If women are dominant in certain academic disciplines, don’t call attention to it.
The University of York learned that gender equality is a one-way street, when it said in a press release last week that it would mark International Men’s Day this Thursday. (It’s cached on the Internet Archive.)
Adrian Lee of the university’s Equality & Diversity Committee wrote:
Men are under-represented in the student population as a whole; they are also significantly under-represented in a number of academic disciplines across all three faculties.

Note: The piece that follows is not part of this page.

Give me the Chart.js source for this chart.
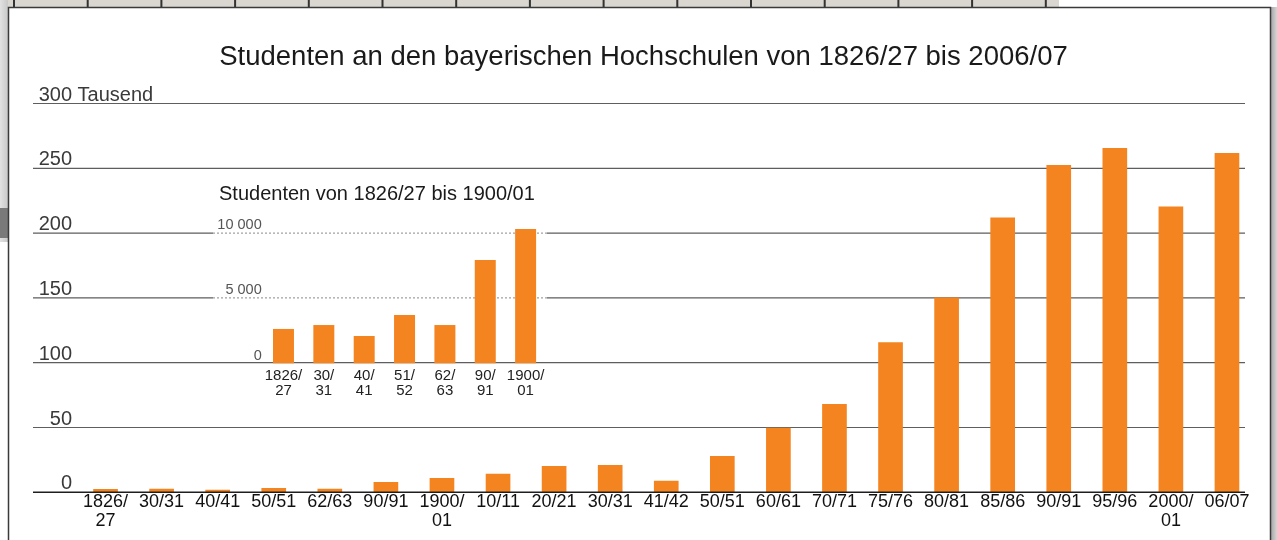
<!DOCTYPE html>
<html>
<head>
<meta charset="utf-8">
<script src="https://cdn.jsdelivr.net/npm/chart.js@4.4.1/dist/chart.umd.min.js"></script>
<style>
  html, body { margin: 0; padding: 0; background: #fff; }
  #wrap { position: relative; width: 1277px; height: 540px; overflow: hidden; }
  canvas { position: absolute; left: 0; top: 0; }
</style>
</head>
<body>
<div id="wrap">
  <canvas id="main" width="1277" height="540"></canvas>
  <canvas id="inset" width="1277" height="540"></canvas>
</div>
<script>
// ---------- data ----------
const titleText = 'Studenten an den bayerischen Hochschulen von 1826/27 bis 2006/07';
const categories = [['1826/','27'],['30/31'],['40/41'],['50/51'],['62/63'],['90/91'],['1900/','01'],['10/11'],['20/21'],['30/31'],['41/42'],['50/51'],['60/61'],['70/71'],['75/76'],['80/81'],['85/86'],['90/91'],['95/96'],['2000/','01'],['06/07']];
const students = [2.6, 2.7, 1.9, 3.4, 2.7, 8.0, 11.0, 14.4, 20.3, 21.1, 9.0, 28.0, 49.9, 68.2, 115.7, 150.4, 212.1, 252.6, 265.7, 220.6, 261.8];
const yTicks = [0, 50, 100, 150, 200, 250, 300];
const yUnit = 'Tausend';

const insetTitle = 'Studenten von 1826/27 bis 1900/01';
const insetCategories = [['1826/','27'],['30/','31'],['40/','41'],['51/','52'],['62/','63'],['90/','91'],['1900/','01']];
const insetStudents = [2630, 2930, 2090, 3700, 2930, 7910, 10280];
const insetTicks = [0, 5000, 10000];
const insetTickLabels = ['0', '5 000', '10 000'];

// ---------- style ----------
const ORANGE = '#f4841f';
const FONT = '"Liberation Sans", Arial, Helvetica, sans-serif';
const GRID_L = 33, GRID_R = 1245;
const INSET_L = 213, INSET_R = 547;

const decorPlugin = {
  id: 'decor',
  beforeDraw(chart) {
    const c = chart.ctx;
    c.save();
    c.fillStyle = '#fff';
    c.fillRect(0, 0, chart.width, chart.height);
    // scanned remnants: top strip
    c.fillStyle = '#d9d7cf';
    c.fillRect(0, 0, 1059, 7);
    c.fillStyle = '#333';
    for (let x = 13; x < 1059; x += 73.7) c.fillRect(x, 0, 2, 7);
    // left strip
    const g = c.createLinearGradient(0, 0, 8, 0);
    g.addColorStop(0, '#e2e2e2'); g.addColorStop(1, '#c8c8c8');
    c.fillStyle = g;
    c.fillRect(0, 0, 8, 242);
    c.fillStyle = '#7a7a7a';
    c.fillRect(0, 208, 8, 30);
    // right strip
    const g2 = c.createLinearGradient(1271, 0, 1277, 0);
    g2.addColorStop(0, '#a8a8a8'); g2.addColorStop(1, '#d6d6d6');
    c.fillStyle = g2;
    c.fillRect(1271, 0, 6, 540);
    c.fillStyle = '#fff';
    c.fillRect(1271, 0, 6, 7);
    // frame
    c.strokeStyle = '#3a3a3a';
    c.lineWidth = 1.5;
    c.beginPath();
    c.moveTo(8.5, 540); c.lineTo(8.5, 7.5); c.lineTo(1270.5, 7.5); c.lineTo(1270.5, 540);
    c.stroke();
    // title
    c.fillStyle = '#1a1a1a';
    c.font = '27.5px ' + FONT;
    c.textAlign = 'center';
    c.textBaseline = 'alphabetic';
    c.fillText(titleText, 643.5, 65);
    c.restore();
  },
  beforeDatasetsDraw(chart) {
    const c = chart.ctx, y = chart.scales.y;
    c.save();
    c.lineWidth = 1.2;
    c.strokeStyle = '#5e5e5e';
    yTicks.forEach(v => {
      if (v === 0) return;
      const py = y.getPixelForValue(v);
      const inInset = insetTicks.some(t => t > 0 && Math.abs(chart.$insetY(t) - py) < 2);
      c.setLineDash([]);
      c.beginPath();
      if (inInset) {
        c.moveTo(GRID_L, py); c.lineTo(INSET_L, py);
        c.moveTo(INSET_R, py); c.lineTo(GRID_R, py);
        c.stroke();
        c.strokeStyle = '#8a8a8a';
        c.lineWidth = 1;
        c.setLineDash([2, 2]);
        c.beginPath();
        c.moveTo(INSET_L, py); c.lineTo(INSET_R, py);
        c.stroke();
        c.strokeStyle = '#5e5e5e';
        c.lineWidth = 1.2;
      } else {
        c.moveTo(GRID_L, py); c.lineTo(GRID_R, py);
        c.stroke();
      }
    });
    c.setLineDash([]);
    // y labels
    c.fillStyle = '#3a3a3a';
    c.font = '20px ' + FONT;
    c.textBaseline = 'alphabetic';
    yTicks.forEach(v => {
      const py = y.getPixelForValue(v);
      c.textAlign = 'right';
      c.fillText(String(v), 72, py - 3);
      if (v === yTicks[yTicks.length - 1]) {
        c.textAlign = 'left';
        c.fillText(' ' + yUnit, 72, py - 3);
      }
    });
    c.restore();
  },
  afterDatasetsDraw(chart) {
    const c = chart.ctx, x = chart.scales.x, y = chart.scales.y;
    c.save();
    const py = y.getPixelForValue(0);
    c.strokeStyle = '#1e1e1e';
    c.lineWidth = 1.5;
    c.beginPath();
    c.moveTo(GRID_L, py); c.lineTo(GRID_R, py);
    c.stroke();
    // x labels
    c.fillStyle = '#111';
    c.font = '18px ' + FONT;
    c.textAlign = 'center';
    c.textBaseline = 'alphabetic';
    categories.forEach((lab, i) => {
      const px = x.getPixelForValue(i);
      lab.forEach((line, k) => c.fillText(line, px, py + 15 + k * 18.4));
    });
    c.restore();
  }
};

const insetPlugin = {
  id: 'insetDecor',
  afterDatasetsDraw(chart) {
    const c = chart.ctx, x = chart.scales.x, y = chart.scales.y;
    c.save();
    c.fillStyle = '#1a1a1a';
    c.font = '20px ' + FONT;
    c.textAlign = 'left';
    c.textBaseline = 'alphabetic';
    c.fillText(insetTitle, 219, 200);
    c.fillStyle = '#555';
    c.font = '14.5px ' + FONT;
    c.textAlign = 'right';
    insetTicks.forEach((v, i) => {
      c.fillText(insetTickLabels[i], 261.7, y.getPixelForValue(v) - 3.7);
    });
    c.fillStyle = '#222';
    c.font = '15px ' + FONT;
    c.textAlign = 'center';
    const base = y.getPixelForValue(0);
    insetCategories.forEach((lab, i) => {
      const px = x.getPixelForValue(i);
      lab.forEach((line, k) => c.fillText(line, px, base + 17 + k * 14.5));
    });
    c.restore();
  }
};

const commonOpts = (padding, max, barPct) => ({
  responsive: false,
  animation: false,
  events: [],
  layout: { padding },
  plugins: { legend: { display: false }, tooltip: { enabled: false }, title: { display: false } },
  scales: {
    x: { display: false, grid: { display: false } },
    y: { display: false, min: 0, max, grid: { display: false } }
  },
  datasets: { bar: { categoryPercentage: 1, barPercentage: barPct } }
});

const insetChart = new Chart(document.getElementById('inset'), {
  type: 'bar',
  data: {
    labels: insetCategories.map(l => l.join('')),
    datasets: [{ data: insetStudents, backgroundColor: ORANGE, borderWidth: 0, clip: false }]
  },
  options: commonOpts({ left: 263.3, right: 1277 - 545.8, top: 232.7, bottom: 540 - 363.3 }, 10000, 0.52),
  plugins: [insetPlugin]
});

const mainCanvas = document.getElementById('main');
const mainChart = new Chart(mainCanvas, {
  type: 'bar',
  data: {
    labels: categories.map(l => l.join('')),
    datasets: [{ data: students, backgroundColor: ORANGE, borderWidth: 0 }]
  },
  options: commonOpts({ left: 77.5, right: 1277 - 1255, top: 103.5, bottom: 540 - 492.3 }, 300, 0.44),
  plugins: [{ id: 'link', beforeInit(ch) { ch.$insetY = v => insetChart.scales.y.getPixelForValue(v); } }, decorPlugin]
});
</script>
</body>
</html>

He went on to claim that “female candidates have a higher chance of being appointed than men” in academic staff appointments, as well as in professional support services and academic support staff, “with some departments [in the latter] employing no men at all in these roles”:
The reasons for these circumstances are complex and the solutions will not be found overnight, but we are resolved to address these issues systematically and fairly, in the same way that we approach unfairness and discrimination faced by women.
The release goes on to note other objective, evidence-rich ways in which men suffer disproportionately to women starting in childhood and moving through old age.
That provoked about 200 students, staff and alumni to sign on to an open letter to the school excoriating it for pointing out the hardships of men:
[The release does not] acknowledge that the patriarchal structures which underpin society are inimical to both male and female advancement and well-being, or that the achievements of men are celebrated and disproportionately highlighted as a matter of course. We believe in a critical approach towards equality and diversity, which seeks to understand the structural causes of disadvantage.
We also believe that there is a significant reputational risk to the university in aligning itself with International Men’s Day – an event which has not been without significant controversy. The homepage of the global website for International Men’s Day states: ‘The ability to sacrifice your needs on behalf of others is fundamental to manhood, as is honour. Manhood rites of passage the world over recognise the importance of sacrifice in the development of Manhood.’ Retrograde statements like this show a profound lack of understanding on issues surrounding masculinity.
Apparently self-sacrifice is an unforgivable sin for these York community members. They say that “women are structurally unequal to men” and that marking International Men’s Day shows that York practices “mere lip service” to women’s rights:
We ask that you provide a full account of the means by which a decision to promote men’s issues in this way was reached by the Equality and Diversity Committee.
The school took down the press release and posted a new “sorry” statement at the same Web addres, promising that it won’t mark the day of recognition this Thursday:
The intention was to draw attention to some of the issues men tell us they encounter and to follow this up by highlighting in particular the availability of mental health and welfare support which we know men are sometimes reluctant to access. …
The Equality and Diversity Committee is clear that the main focus of gender equality work should continue to be on the inequalities faced by women, and in particular the under-representation of women in the professoriate and senior management.
The open-letter organizers wrote on their own website on Monday that they are miffed the university still hasn’t explained how it came to decide to mark the day of recognition.
They posted an email from committee chair David Duncan, apparently sent before the school posted its “sorry” statement,” saying the school would “think twice about marking future Men’s Days” and consider whether to “revise the statement in order to make its core purpose clearer” or just take it down.
It chose the latter, evidently deciding not to tangle further with critics.